There is no objectively "correct" balance to be struck
by anyone, certainly not by state-empowered men and women whose
claim to do so rests on nothing more substantial than the enjoyment
of the lawful authority to employ violence to enforce their visions
upon others.

Because
all values are, by definition, subjective, there is nothing "wrong"
in some people wanting to preserve remnants from the past. Most
of us find ourselves attracted to just such ends in one form or
another, just as we find ourselves drawn to the new. But as with
any other condition in life, the balances to be made between these
variable influences are best left to the inconstant vagaries of
individual tastes. The only process, of which I am aware, that serves
such a multiplicity of subjective interests is a marketplace which,
by definition, requires a respect for the inviolability of private
property interests.

If
there is a market for preservation, people will be free to satisfy
their demands as they would for any other products or services.

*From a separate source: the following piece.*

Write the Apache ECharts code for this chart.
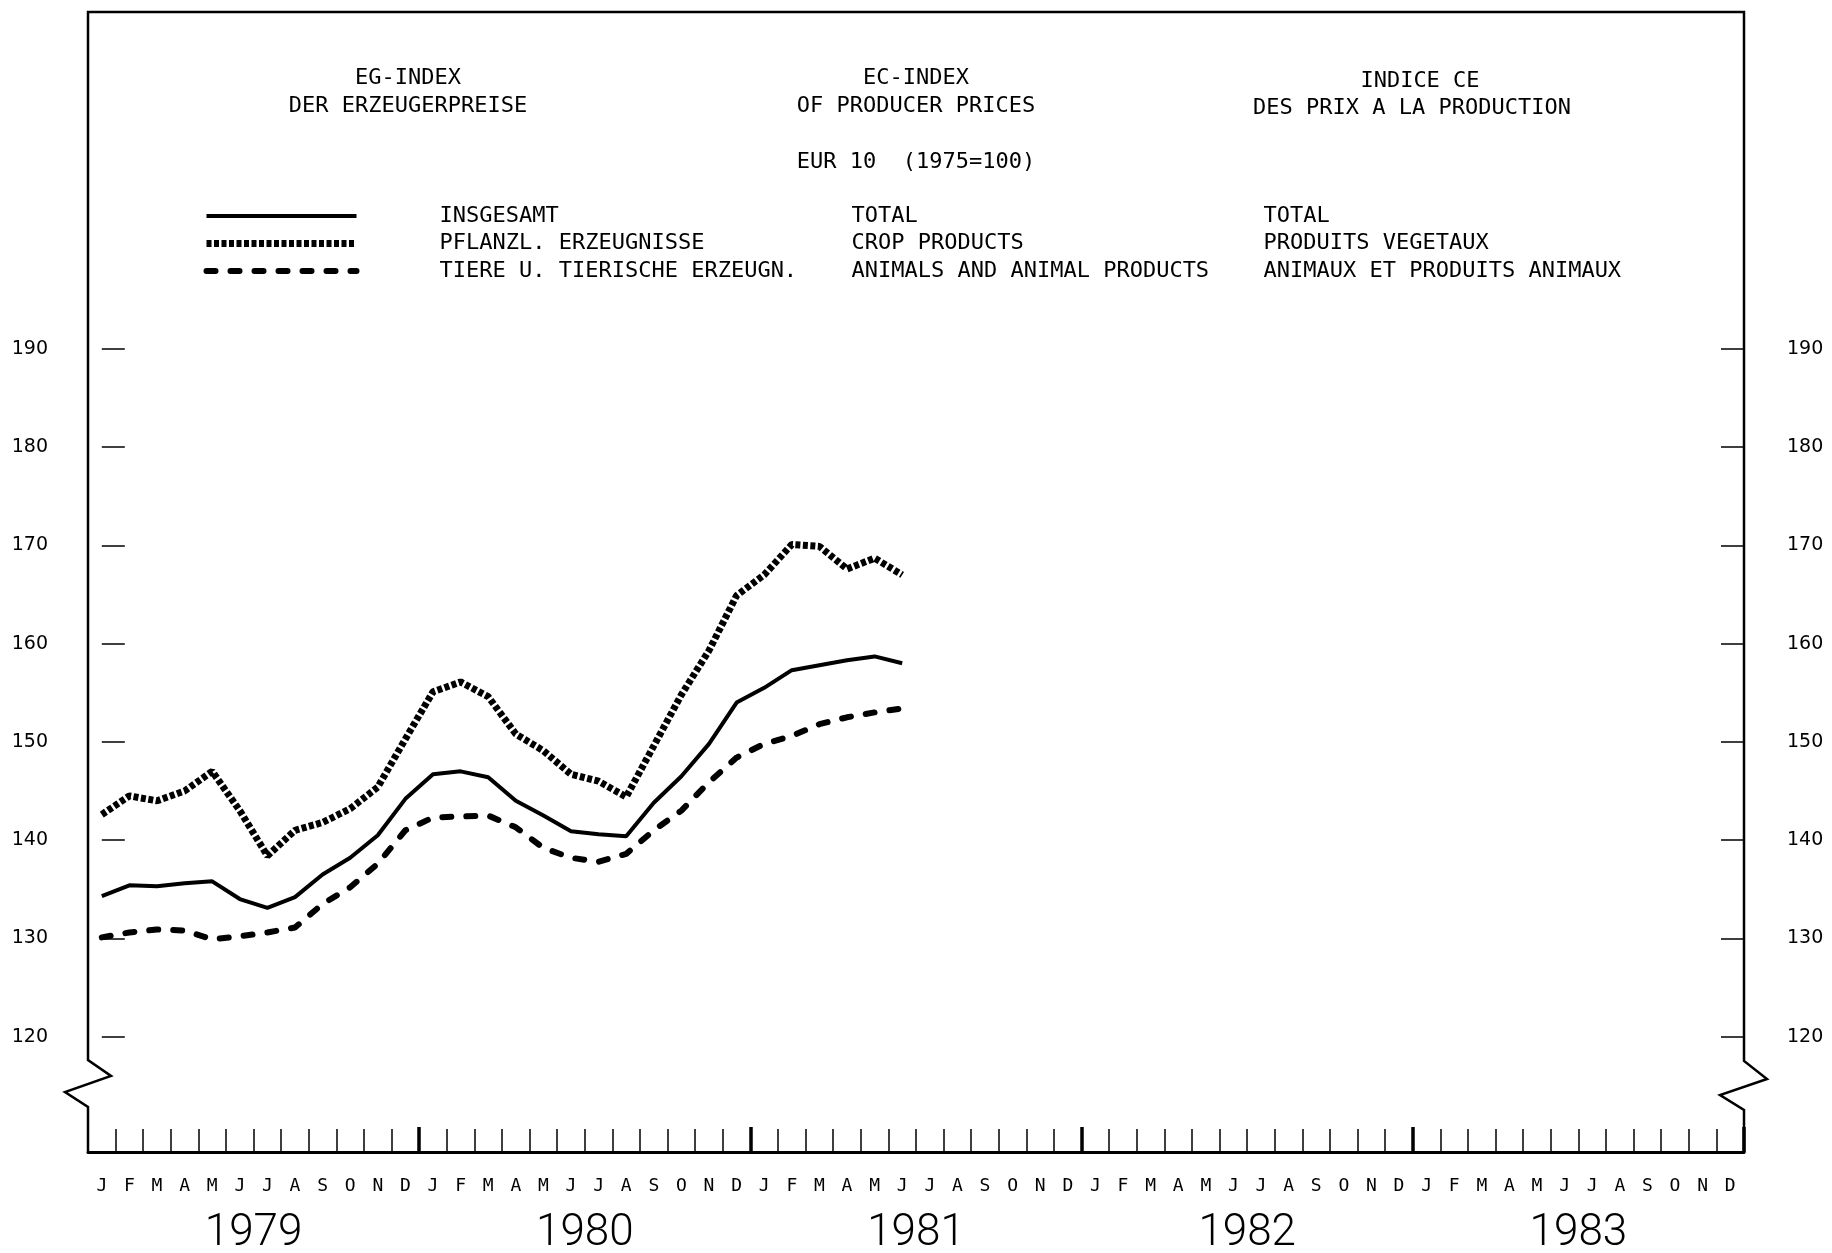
<!DOCTYPE html>
<html><head><meta charset="utf-8">
<script src="https://cdn.jsdelivr.net/npm/echarts@6/dist/echarts.min.js"></script>
<style>html,body{margin:0;padding:0;background:#fff}#c{width:1832px;height:1253px}</style>
</head><body><div id="c"></div>
<script>
const years = ['1979', '1980', '1981', '1982', '1983'];
const monthLetters = ['J', 'F', 'M', 'A', 'M', 'J', 'J', 'A', 'S', 'O', 'N', 'D'];
const yTicks = [120, 130, 140, 150, 160, 170, 180, 190];
const yearLabelPositions = [5.5, 17.5, 29.5, 41.5, 53.5];

// Jan 1979 .. Jun 1981
const total = [134.3, 135.4, 135.3, 135.6, 135.8, 134.0, 133.1, 134.2, 136.5, 138.2, 140.5, 144.2,
               146.7, 147.0, 146.4, 144.0, 142.5, 140.9, 140.6, 140.4, 143.8, 146.5, 149.8, 154.0,
               155.5, 157.3, 157.8, 158.3, 158.7, 158.0];
const crop = [142.6, 144.5, 144.0, 145.0, 147.0, 143.0, 138.4, 141.0, 141.8, 143.2, 145.4, 150.3,
              155.1, 156.1, 154.6, 150.8, 149.1, 146.7, 146.0, 144.4, 149.6, 154.8, 159.3, 164.9,
              167.0, 170.1, 169.9, 167.6, 168.7, 167.0];
const animals = [130.1, 130.6, 130.9, 130.8, 129.9, 130.2, 130.6, 131.1, 133.5, 135.2, 137.6, 141.0,
                 142.3, 142.4, 142.5, 141.3, 139.2, 138.2, 137.8, 138.6, 141.0, 143.0, 145.9, 148.4,
                 149.8, 150.6, 151.8, 152.5, 153.0, 153.4];

const namesDe = ['INSGESAMT', 'PFLANZL. ERZEUGNISSE', 'TIERE U. TIERISCHE ERZEUGN.'];
const namesEn = ['TOTAL', 'CROP PRODUCTS', 'ANIMALS AND ANIMAL PRODUCTS'];
const namesFr = ['TOTAL', 'PRODUITS VEGETAUX', 'ANIMAUX ET PRODUITS ANIMAUX'];

const headerLines = [
  ['EG-INDEX', 408, 78], ['DER ERZEUGERPREISE', 408, 106],
  ['EC-INDEX', 916, 78], ['OF PRODUCER PRICES', 916, 106],
  ['INDICE CE', 1420, 81], ['DES PRIX A LA PRODUCTION', 1412, 108],
  ['EUR 10  (1975=100)', 916, 162]
];

const categories = [];
years.forEach(y => monthLetters.forEach((m, i) => categories.push(y + '-' + String(i + 1).padStart(2, '0'))));

const MONO = 'DejaVu Sans Mono';
const FS = 22;
const chart = echarts.init(document.getElementById('c'));

const framePts = [[88, 1152], [88, 1107], [65, 1092], [111, 1076], [88, 1060], [88, 12], [1744, 12],
                  [1744, 1061], [1767, 1079], [1720, 1095], [1744, 1110], [1744, 1153]];

const graphics = [{
  type: 'polyline', silent: true,
  shape: { points: framePts },
  style: { stroke: '#000', lineWidth: 2.5, fill: null }
}];
headerLines.forEach(([t, x, y]) => graphics.push({
  type: 'text', x: x, y: y, silent: true,
  style: { text: t, fontFamily: MONO, fontSize: FS, fill: '#000',
           textAlign: 'center', textVerticalAlign: 'middle', align: 'center', verticalAlign: 'middle' }
}));

const yAxisCommon = {
  type: 'value', min: 108.25, max: 224.3,
  axisLine: { show: false }, splitLine: { show: false },
  axisTick: { show: true, inside: true, length: 23, customValues: yTicks, lineStyle: { color: '#000', width: 1.5 } },
  axisLabel: { customValues: yTicks, fontFamily: 'DejaVu Sans', fontSize: 19, color: '#000', padding: [0, 0, 12, 0] }
};

const richText = { fontFamily: MONO, fontSize: FS, color: '#000', lineHeight: 22 };
const seriesWidths = [4, 7, 6];

chart.setOption({
  animation: false,
  backgroundColor: '#fff',
  grid: { left: 88, right: 88, top: 12, bottom: 101, containLabel: false, outerBoundsMode: 'none' },
  legend: {
    left: 198, top: 200, orient: 'vertical', itemWidth: 150, itemHeight: 14, itemGap: 5.5,
    selectedMode: false,
    itemStyle: { opacity: 0 },
    data: namesDe.map((n, i) => ({ name: n, lineStyle: { width: seriesWidths[i] } })),
    formatter: name => {
      const i = namesDe.indexOf(name);
      return '{s|}{a|' + namesDe[i] + '}{b|' + namesEn[i] + '}{c|' + namesFr[i] + '}';
    },
    textStyle: {
      color: '#000', fontFamily: MONO, fontSize: FS, lineHeight: 22,
      rich: {
        s: Object.assign({ width: 78 }, richText),
        a: Object.assign({ width: 412 }, richText),
        b: Object.assign({ width: 412 }, richText),
        c: Object.assign({}, richText)
      }
    }
  },
  xAxis: [
    {
      type: 'category', data: categories, boundaryGap: true, position: 'bottom',
      axisLine: { lineStyle: { color: '#000', width: 3 } },
      axisTick: { show: true, inside: true, length: 23, interval: 0, lineStyle: { color: '#000', width: 1.5 } },
      axisLabel: { interval: 0, formatter: (v, i) => monthLetters[i % 12], fontFamily: MONO, fontSize: 18, color: '#000', margin: 25 },
      splitLine: { show: false }
    },
    {
      type: 'category', data: categories, boundaryGap: true, position: 'bottom',
      axisLine: { show: false },
      axisTick: { show: true, inside: true, length: 25, interval: (i) => i > 0 && i % 12 === 0, lineStyle: { color: '#000', width: 3.5 } },
      axisLabel: { show: false }, splitLine: { show: false }
    },
    {
      type: 'value', min: -0.5, max: 59.5, position: 'bottom',
      axisLine: { show: false }, axisTick: { show: false }, splitLine: { show: false },
      axisLabel: {
        customValues: yearLabelPositions,
        formatter: v => years[Math.round((v - 5.5) / 12)],
        fontFamily: 'Roboto', fontWeight: 300, fontSize: 44, color: '#000', margin: 60
      }
    }
  ],
  yAxis: [
    Object.assign({}, yAxisCommon, { position: 'left', axisLabel: Object.assign({}, yAxisCommon.axisLabel, { margin: 40 }) }),
    Object.assign({}, yAxisCommon, { position: 'right', axisLabel: Object.assign({}, yAxisCommon.axisLabel, { margin: 43 }) })
  ],
  series: [
    { name: namesDe[0], type: 'line', data: total, symbol: 'none', xAxisIndex: 0, yAxisIndex: 0,
      itemStyle: { color: '#000' }, lineStyle: { color: '#000', width: seriesWidths[0] } },
    { name: namesDe[1], type: 'line', data: crop, symbol: 'none', xAxisIndex: 0, yAxisIndex: 0,
      itemStyle: { color: '#000' }, lineStyle: { color: '#000', width: seriesWidths[1], type: [5, 2.5] } },
    { name: namesDe[2], type: 'line', data: animals, symbol: 'none', xAxisIndex: 0, yAxisIndex: 0,
      itemStyle: { color: '#000' }, lineStyle: { color: '#000', width: seriesWidths[2], cap: 'round', type: [9, 15] } }
  ],
  graphic: graphics
});
</script>
</body></html>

They can commit their own resources to whatever end they value,
be it the maintenance of an old building or the conservation of
a redwood forest. But the marketplace, grounded in property principles,
is incompatible with the efforts of some to achieve their ends by
coercively imposing costs upon those who do not choose to bear them.
It is one thing to value remnants from the past; it is another to
become worshippers of antiquity who function as clock-stoppers for
the creative processes upon which both lives and civilizations depend.